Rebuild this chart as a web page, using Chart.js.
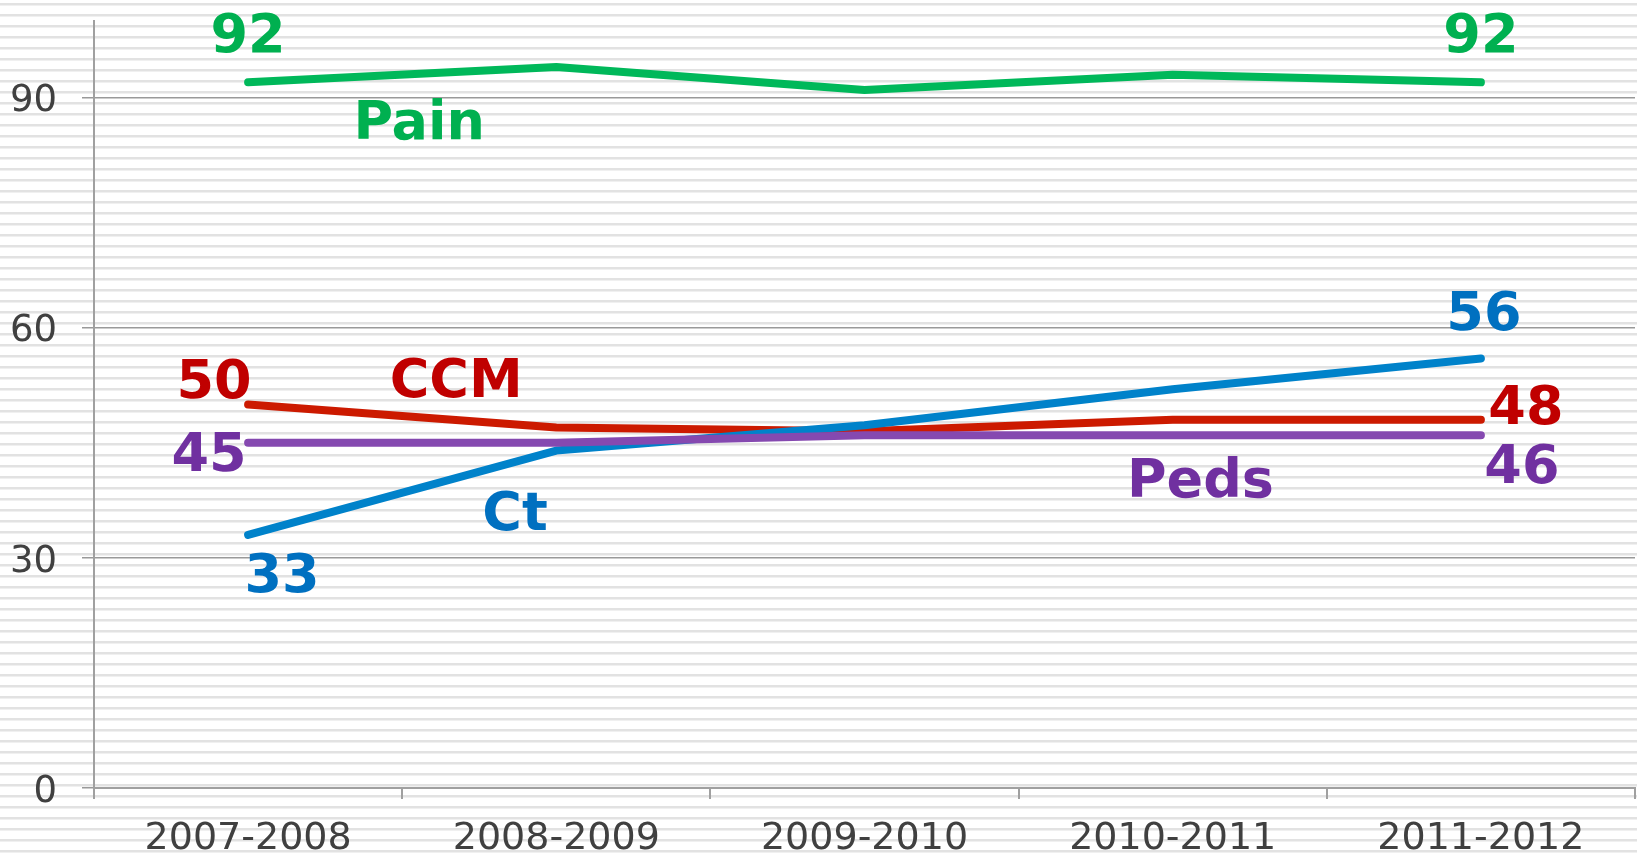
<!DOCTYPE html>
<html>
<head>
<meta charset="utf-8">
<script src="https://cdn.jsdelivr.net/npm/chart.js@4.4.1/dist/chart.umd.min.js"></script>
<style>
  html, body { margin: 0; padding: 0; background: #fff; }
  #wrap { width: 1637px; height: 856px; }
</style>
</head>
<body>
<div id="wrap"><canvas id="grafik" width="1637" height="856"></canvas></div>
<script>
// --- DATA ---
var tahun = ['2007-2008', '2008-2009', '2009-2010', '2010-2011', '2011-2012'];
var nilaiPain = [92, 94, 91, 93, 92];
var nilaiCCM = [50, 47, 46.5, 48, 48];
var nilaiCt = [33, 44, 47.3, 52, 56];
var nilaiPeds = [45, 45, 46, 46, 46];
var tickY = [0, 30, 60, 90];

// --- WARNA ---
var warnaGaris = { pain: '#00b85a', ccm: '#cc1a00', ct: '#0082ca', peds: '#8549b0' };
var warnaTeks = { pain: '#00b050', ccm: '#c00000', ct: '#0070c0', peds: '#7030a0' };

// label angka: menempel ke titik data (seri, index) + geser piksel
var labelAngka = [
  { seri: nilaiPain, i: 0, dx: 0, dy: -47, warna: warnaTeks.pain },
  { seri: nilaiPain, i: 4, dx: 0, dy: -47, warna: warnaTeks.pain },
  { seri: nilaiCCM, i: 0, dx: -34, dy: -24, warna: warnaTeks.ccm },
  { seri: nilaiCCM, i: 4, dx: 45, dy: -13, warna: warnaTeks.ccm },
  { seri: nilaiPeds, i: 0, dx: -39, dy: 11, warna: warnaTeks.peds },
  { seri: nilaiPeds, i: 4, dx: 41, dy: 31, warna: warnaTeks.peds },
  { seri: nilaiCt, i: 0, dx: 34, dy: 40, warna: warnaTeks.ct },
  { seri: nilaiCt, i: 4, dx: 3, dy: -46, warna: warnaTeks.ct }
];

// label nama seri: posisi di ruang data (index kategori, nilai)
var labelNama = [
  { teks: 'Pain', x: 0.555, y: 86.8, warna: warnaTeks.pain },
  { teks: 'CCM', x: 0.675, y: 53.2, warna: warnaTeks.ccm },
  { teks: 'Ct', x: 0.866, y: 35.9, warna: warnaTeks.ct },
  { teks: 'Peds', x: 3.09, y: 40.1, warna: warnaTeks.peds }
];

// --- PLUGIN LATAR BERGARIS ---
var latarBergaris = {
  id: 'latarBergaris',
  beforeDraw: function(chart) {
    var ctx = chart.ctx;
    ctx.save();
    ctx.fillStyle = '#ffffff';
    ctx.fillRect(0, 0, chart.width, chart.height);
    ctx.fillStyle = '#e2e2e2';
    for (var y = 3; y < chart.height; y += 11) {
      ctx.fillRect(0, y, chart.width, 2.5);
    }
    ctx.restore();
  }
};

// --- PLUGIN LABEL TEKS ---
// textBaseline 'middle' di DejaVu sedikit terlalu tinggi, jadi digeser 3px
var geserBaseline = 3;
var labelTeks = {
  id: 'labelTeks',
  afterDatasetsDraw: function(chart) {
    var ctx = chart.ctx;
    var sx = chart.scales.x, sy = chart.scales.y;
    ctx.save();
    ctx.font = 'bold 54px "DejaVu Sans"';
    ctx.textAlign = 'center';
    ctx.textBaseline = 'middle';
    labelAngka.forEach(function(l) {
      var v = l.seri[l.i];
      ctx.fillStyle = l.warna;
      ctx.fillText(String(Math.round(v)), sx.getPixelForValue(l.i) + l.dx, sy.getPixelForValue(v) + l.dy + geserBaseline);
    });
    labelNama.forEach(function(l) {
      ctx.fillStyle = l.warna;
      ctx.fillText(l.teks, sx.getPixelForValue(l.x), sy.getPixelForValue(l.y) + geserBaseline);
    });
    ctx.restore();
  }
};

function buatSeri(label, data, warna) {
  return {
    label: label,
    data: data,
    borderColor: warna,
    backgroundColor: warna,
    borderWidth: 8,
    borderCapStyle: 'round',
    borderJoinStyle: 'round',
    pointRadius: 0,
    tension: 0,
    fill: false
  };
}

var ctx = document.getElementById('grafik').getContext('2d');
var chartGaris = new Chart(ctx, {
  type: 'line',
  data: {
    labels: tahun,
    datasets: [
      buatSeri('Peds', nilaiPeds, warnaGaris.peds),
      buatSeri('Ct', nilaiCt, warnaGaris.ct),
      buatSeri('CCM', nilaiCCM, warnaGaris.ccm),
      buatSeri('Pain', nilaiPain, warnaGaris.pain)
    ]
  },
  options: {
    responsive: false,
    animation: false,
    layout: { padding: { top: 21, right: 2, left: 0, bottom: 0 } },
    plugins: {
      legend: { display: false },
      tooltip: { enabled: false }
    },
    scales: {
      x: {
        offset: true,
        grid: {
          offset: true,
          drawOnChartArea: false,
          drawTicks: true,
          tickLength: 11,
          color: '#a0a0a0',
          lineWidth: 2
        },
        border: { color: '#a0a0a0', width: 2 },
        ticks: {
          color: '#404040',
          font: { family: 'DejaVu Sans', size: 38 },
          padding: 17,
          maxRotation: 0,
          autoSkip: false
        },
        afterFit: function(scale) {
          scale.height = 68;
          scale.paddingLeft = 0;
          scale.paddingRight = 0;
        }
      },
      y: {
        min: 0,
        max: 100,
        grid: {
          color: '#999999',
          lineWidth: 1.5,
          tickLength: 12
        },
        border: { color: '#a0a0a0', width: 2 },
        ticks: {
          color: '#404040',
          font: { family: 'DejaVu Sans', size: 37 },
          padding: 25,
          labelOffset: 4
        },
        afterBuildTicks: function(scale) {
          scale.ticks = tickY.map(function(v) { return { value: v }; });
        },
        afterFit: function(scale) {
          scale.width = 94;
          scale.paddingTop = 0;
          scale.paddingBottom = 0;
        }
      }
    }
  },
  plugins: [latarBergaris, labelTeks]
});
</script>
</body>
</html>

========================================================================

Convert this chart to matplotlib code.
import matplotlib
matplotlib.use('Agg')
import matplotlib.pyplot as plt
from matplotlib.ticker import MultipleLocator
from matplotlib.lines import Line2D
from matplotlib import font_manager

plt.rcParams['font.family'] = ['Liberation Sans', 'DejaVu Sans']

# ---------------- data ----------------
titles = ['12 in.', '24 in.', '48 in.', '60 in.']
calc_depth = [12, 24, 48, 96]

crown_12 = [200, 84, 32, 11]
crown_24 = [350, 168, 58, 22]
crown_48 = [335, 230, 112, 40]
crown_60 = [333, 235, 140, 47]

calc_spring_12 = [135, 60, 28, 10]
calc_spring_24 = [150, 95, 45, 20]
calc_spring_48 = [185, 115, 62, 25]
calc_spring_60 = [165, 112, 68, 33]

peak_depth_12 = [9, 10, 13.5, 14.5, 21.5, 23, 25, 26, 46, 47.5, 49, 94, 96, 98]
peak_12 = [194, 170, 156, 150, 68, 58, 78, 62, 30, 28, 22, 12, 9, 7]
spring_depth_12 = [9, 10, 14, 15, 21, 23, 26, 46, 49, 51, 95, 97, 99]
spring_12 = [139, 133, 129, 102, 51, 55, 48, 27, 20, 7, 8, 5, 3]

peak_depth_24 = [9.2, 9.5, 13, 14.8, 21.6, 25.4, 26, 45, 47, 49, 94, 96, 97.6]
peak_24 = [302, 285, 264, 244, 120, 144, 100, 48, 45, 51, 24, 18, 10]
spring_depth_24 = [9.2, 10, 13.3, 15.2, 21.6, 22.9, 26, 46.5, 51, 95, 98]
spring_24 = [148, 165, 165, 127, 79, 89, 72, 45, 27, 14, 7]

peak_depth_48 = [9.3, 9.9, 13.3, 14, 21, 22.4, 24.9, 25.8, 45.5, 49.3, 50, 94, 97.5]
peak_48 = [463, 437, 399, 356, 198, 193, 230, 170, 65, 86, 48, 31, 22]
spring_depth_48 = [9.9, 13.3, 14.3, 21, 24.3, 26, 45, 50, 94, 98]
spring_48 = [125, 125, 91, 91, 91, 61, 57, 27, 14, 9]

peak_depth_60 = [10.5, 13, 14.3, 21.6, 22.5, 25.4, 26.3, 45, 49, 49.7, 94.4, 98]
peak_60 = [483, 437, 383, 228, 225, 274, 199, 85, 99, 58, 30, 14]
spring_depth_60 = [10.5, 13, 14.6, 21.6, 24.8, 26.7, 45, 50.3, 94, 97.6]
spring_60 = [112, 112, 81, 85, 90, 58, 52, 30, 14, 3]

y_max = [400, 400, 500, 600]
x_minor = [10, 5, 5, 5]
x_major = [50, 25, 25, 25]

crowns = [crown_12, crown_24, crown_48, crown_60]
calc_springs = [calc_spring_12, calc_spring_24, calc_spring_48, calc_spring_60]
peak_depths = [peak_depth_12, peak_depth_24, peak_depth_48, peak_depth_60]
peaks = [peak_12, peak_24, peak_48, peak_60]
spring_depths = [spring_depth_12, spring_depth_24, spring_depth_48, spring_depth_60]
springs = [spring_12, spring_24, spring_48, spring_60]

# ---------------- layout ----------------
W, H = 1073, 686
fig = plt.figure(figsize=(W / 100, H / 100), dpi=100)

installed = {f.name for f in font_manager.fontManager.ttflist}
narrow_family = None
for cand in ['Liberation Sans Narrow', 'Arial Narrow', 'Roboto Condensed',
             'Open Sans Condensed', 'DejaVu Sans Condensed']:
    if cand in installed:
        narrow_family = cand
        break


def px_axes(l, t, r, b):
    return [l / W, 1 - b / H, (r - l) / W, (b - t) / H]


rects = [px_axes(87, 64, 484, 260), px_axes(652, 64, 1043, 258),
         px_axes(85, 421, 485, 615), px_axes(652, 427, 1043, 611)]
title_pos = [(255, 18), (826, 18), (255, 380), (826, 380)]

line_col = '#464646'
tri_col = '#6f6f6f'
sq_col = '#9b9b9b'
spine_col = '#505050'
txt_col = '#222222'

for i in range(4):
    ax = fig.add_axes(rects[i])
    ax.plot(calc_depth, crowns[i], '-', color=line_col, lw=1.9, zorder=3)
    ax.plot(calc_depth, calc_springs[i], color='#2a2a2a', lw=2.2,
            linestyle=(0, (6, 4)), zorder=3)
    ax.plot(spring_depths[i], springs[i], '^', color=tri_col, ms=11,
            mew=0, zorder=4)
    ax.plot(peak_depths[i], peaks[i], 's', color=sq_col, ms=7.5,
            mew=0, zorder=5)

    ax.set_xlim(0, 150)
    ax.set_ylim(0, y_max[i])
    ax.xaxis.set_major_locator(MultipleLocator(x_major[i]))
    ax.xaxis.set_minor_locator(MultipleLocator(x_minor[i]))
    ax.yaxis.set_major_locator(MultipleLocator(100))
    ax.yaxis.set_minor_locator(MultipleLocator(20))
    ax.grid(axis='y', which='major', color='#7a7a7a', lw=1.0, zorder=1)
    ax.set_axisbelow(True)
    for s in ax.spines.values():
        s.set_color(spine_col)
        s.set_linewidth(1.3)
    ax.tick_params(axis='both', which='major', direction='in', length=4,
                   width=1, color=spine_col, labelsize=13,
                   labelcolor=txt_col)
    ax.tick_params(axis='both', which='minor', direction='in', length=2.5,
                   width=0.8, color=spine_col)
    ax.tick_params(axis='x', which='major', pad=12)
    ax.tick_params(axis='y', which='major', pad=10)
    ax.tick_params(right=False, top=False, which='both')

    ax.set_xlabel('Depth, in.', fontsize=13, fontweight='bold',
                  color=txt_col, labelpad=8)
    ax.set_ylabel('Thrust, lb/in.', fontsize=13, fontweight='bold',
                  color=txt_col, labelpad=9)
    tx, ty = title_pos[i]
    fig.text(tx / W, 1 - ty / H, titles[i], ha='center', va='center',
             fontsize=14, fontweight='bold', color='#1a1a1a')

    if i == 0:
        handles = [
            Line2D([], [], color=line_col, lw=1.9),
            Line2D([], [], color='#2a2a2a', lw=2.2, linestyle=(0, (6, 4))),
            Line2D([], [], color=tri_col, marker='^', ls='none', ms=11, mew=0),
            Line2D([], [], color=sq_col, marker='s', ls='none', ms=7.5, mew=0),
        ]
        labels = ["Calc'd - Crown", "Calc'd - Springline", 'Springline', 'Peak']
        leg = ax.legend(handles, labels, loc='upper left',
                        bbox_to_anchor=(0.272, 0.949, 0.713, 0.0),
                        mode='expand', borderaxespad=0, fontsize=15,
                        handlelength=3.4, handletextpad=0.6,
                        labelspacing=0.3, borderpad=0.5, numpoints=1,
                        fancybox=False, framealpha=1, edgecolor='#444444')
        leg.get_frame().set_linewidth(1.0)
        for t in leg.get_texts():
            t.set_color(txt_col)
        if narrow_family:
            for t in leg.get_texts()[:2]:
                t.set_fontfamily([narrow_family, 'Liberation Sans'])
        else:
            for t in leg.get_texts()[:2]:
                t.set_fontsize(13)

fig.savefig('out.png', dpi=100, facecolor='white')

========================================================================

TASK BRIEF –
Pictures are not part of the copy. Write out only the lines from the one containing "Rebuild this chart" through the one containing "ct: '#0070c0', peds: '#7030a0'", exactly as they stand, both included.

FULL SOLUTION –
Rebuild this chart as a web page, using Chart.js.
<!DOCTYPE html>
<html>
<head>
<meta charset="utf-8">
<script src="https://cdn.jsdelivr.net/npm/chart.js@4.4.1/dist/chart.umd.min.js"></script>
<style>
  html, body { margin: 0; padding: 0; background: #fff; }
  #wrap { width: 1637px; height: 856px; }
</style>
</head>
<body>
<div id="wrap"><canvas id="grafik" width="1637" height="856"></canvas></div>
<script>
// --- DATA ---
var tahun = ['2007-2008', '2008-2009', '2009-2010', '2010-2011', '2011-2012'];
var nilaiPain = [92, 94, 91, 93, 92];
var nilaiCCM = [50, 47, 46.5, 48, 48];
var nilaiCt = [33, 44, 47.3, 52, 56];
var nilaiPeds = [45, 45, 46, 46, 46];
var tickY = [0, 30, 60, 90];

// --- WARNA ---
var warnaGaris = { pain: '#00b85a', ccm: '#cc1a00', ct: '#0082ca', peds: '#8549b0' };
var warnaTeks = { pain: '#00b050', ccm: '#c00000', ct: '#0070c0', peds: '#7030a0' };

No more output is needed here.